Today's entry in What's New said: Thanks sutra buffs who found what I was looking for on the 19th below. I'll get that in here in a jiff.

The request actually was put up on the 18th of August, but sometimes I redate past entries so each has its own day rather than several bunched into one day and then a few days skipped. It looks better, crisper, with each date having a nice little entry of its own. It's what I wish I had done but didn't quite get around to.

I like doing this. I think I may go back and add entries daily to fill up some of those months when I put nothing on the site so that it will look like I have always been attentive to it. I could write an account of my travels through India and other places a couple of years ago when I was gone for nine months and post them for the days that they happened. And I could make up travels or some sort of exotic entries for the long blank periods when I was wandering around in a confused stupor and make it look like I was most on top of things and clear-headed and even at times brilliant and dashing.

I actually have a history of mis-dating. Crooked Cucumber is dated as accurately as I could - some of the dates took a lot of effort to figure out. But as I remember it, after I'd done all I could to, say, figure out at what age Shunryu Suzuki went to study with Gyokujun So-on, weighing what his older sister said against what he'd written down with Kobun Chino (and Suzuki was not a stickler for details) and considering the Japanese and the American ways of counting ages I finally made a decision and stuck with it. I didn't include the reader in on the doubts and thises and thats of it. I hate scholarly writing - I wanted to make a book people could read without being bothered with all sorts of trivial conjectures about dates and ages.
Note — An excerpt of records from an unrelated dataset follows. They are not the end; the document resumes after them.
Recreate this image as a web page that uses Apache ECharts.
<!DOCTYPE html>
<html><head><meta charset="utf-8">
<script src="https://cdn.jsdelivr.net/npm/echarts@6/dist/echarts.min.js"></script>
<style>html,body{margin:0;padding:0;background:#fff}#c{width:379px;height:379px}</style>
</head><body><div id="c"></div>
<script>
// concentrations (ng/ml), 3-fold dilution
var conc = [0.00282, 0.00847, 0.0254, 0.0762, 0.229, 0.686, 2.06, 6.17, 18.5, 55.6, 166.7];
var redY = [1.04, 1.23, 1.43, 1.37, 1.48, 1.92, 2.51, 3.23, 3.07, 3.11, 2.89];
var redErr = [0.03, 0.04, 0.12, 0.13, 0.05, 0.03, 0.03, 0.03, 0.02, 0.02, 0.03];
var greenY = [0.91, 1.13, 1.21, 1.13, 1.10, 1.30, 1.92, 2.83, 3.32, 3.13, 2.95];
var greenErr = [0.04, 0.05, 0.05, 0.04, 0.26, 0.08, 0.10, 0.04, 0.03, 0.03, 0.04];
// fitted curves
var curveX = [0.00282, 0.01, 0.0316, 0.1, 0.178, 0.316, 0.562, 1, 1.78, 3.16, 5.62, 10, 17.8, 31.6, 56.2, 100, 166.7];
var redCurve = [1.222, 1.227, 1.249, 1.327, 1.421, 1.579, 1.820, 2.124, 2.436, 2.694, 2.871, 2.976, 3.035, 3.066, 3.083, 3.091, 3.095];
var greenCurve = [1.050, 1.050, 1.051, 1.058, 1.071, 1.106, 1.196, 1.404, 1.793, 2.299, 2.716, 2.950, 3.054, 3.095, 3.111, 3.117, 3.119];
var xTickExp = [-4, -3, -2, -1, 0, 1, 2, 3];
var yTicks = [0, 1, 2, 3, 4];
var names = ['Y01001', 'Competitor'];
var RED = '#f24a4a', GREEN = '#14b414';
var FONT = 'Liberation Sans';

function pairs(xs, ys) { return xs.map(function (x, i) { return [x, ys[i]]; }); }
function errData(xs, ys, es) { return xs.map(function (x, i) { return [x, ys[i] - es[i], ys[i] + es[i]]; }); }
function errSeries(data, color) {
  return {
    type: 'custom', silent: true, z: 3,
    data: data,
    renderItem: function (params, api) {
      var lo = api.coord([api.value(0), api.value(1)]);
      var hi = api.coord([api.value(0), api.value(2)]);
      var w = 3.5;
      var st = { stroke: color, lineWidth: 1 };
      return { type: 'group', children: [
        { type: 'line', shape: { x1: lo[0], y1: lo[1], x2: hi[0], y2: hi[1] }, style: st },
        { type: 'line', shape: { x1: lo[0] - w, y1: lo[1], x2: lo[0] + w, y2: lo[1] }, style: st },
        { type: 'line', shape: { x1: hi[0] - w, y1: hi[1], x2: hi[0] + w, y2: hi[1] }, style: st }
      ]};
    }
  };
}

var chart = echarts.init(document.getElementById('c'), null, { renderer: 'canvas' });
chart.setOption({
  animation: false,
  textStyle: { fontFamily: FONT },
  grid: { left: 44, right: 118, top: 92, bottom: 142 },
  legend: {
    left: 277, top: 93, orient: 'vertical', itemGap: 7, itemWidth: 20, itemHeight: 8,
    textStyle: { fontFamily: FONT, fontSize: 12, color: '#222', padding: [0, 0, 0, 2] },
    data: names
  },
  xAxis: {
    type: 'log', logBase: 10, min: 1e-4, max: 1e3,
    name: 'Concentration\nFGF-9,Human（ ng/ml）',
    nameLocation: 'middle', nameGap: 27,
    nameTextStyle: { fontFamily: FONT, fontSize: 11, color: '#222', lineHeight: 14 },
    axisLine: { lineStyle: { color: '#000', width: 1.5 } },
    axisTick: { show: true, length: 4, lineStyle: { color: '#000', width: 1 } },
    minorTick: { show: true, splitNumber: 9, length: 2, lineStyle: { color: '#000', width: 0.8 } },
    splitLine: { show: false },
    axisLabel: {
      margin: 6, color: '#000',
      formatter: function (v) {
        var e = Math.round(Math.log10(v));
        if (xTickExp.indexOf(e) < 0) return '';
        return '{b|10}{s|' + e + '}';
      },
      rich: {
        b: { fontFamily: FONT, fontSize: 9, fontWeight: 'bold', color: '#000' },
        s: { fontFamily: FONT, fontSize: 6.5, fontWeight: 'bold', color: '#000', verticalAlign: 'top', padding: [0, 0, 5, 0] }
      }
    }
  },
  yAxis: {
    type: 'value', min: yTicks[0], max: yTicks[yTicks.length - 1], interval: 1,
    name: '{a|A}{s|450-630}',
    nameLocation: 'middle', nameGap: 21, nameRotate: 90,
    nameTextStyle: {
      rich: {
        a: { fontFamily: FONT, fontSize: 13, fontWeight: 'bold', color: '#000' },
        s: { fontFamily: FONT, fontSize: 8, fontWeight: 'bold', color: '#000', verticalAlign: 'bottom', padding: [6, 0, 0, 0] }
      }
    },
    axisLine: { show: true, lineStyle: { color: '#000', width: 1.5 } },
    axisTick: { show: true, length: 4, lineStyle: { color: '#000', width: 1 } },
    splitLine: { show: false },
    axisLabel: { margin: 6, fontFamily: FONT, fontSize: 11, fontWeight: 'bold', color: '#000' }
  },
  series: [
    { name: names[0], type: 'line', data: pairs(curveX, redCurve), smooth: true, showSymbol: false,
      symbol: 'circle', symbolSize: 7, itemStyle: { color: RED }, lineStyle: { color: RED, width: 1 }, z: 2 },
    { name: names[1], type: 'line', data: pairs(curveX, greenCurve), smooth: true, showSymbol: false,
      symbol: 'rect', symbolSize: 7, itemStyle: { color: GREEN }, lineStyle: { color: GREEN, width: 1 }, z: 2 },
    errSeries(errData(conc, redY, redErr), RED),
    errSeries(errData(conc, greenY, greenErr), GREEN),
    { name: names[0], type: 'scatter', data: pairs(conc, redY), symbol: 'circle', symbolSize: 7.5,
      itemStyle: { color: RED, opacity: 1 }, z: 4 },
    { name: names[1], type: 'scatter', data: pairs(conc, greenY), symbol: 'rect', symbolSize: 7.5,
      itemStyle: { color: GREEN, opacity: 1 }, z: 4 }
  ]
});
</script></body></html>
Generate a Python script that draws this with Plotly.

Also, my principal advisors, my agent and wife (now ex) weren't interested in beatings around the petty details bushes either.
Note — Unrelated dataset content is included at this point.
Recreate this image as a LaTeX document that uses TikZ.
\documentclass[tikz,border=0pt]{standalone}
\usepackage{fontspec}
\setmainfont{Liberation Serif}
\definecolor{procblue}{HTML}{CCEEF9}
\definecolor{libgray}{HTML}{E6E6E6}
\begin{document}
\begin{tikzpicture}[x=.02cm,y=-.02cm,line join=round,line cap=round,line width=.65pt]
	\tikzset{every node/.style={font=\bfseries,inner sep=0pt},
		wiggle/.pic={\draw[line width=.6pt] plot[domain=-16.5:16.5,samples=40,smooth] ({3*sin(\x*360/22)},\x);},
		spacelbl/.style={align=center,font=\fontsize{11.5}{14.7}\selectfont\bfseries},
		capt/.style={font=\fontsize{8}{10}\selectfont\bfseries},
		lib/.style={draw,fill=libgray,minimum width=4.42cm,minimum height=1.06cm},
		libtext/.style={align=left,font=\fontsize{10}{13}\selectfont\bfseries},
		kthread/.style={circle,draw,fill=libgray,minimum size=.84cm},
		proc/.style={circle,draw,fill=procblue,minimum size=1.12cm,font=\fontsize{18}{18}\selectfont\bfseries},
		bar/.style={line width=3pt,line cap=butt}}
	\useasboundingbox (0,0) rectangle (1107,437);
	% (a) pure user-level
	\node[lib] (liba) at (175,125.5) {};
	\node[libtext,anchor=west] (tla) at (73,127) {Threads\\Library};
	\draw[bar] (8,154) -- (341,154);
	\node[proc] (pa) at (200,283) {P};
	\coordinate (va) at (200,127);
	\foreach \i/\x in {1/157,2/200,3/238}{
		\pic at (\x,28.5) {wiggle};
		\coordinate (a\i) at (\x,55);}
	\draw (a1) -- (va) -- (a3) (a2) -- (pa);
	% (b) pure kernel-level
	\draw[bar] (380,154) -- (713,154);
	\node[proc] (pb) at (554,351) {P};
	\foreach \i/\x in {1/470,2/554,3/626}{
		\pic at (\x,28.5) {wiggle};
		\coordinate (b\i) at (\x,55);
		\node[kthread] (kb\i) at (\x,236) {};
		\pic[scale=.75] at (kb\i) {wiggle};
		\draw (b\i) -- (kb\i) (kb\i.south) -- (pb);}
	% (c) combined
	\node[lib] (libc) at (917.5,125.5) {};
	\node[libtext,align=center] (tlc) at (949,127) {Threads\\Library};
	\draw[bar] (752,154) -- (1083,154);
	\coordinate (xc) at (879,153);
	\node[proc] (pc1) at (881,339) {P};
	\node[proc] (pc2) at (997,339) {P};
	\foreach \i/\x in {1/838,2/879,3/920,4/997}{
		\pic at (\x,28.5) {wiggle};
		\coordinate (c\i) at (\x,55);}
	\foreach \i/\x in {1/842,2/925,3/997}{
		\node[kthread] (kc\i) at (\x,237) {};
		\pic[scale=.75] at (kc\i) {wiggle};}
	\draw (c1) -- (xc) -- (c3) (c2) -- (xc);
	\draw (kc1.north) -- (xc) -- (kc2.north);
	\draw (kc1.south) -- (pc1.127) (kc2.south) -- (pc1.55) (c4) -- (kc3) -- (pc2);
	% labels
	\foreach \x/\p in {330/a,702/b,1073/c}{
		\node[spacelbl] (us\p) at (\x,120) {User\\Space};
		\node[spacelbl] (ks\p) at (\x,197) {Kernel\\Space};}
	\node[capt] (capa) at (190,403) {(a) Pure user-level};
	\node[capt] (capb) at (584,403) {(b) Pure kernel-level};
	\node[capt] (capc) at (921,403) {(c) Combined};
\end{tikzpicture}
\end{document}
But I am interested in writing what I call "Notes on Crooked Cucumber" and in that I could go on about stuff like this.

So that's not really mis-dating. In Thank You and OK! I actually mis-dated. It was a story and the dates didn't matter and so I dated each chapter and arranged them according to the flow I wanted. I dated chapters with the birthdates of friends and relatives. My son Clay's actual birth date occurred too late to be in the book where I wanted it so I gave him my mother's birthday eight months earlier. I've received birthday cards and emails for him on that wrong date. I used the correct dates for some things such as the days of arrival and departure and Elin's and my wedding date because it was the Emperor's birthday which was neat.

I am confidant that James Hillman and Thomas Moore would sympathize with my method.

In closing, and I write this on 5-15-07, I'd like to say that the way I see the past, it changes like the future - there's only the present and each present has its own past and future. Of course I'm mixing levels there - using the absolute as an excuse for some relative shenanigans. Dogen screwed around like that. He'd say that firewood doesn't become ashes, like each has its own past present and future but then he'd say things like the painted dragon is the real dragon - really screwing with the absolute and the relative - the history of Zen chatter is like this. So what the heck.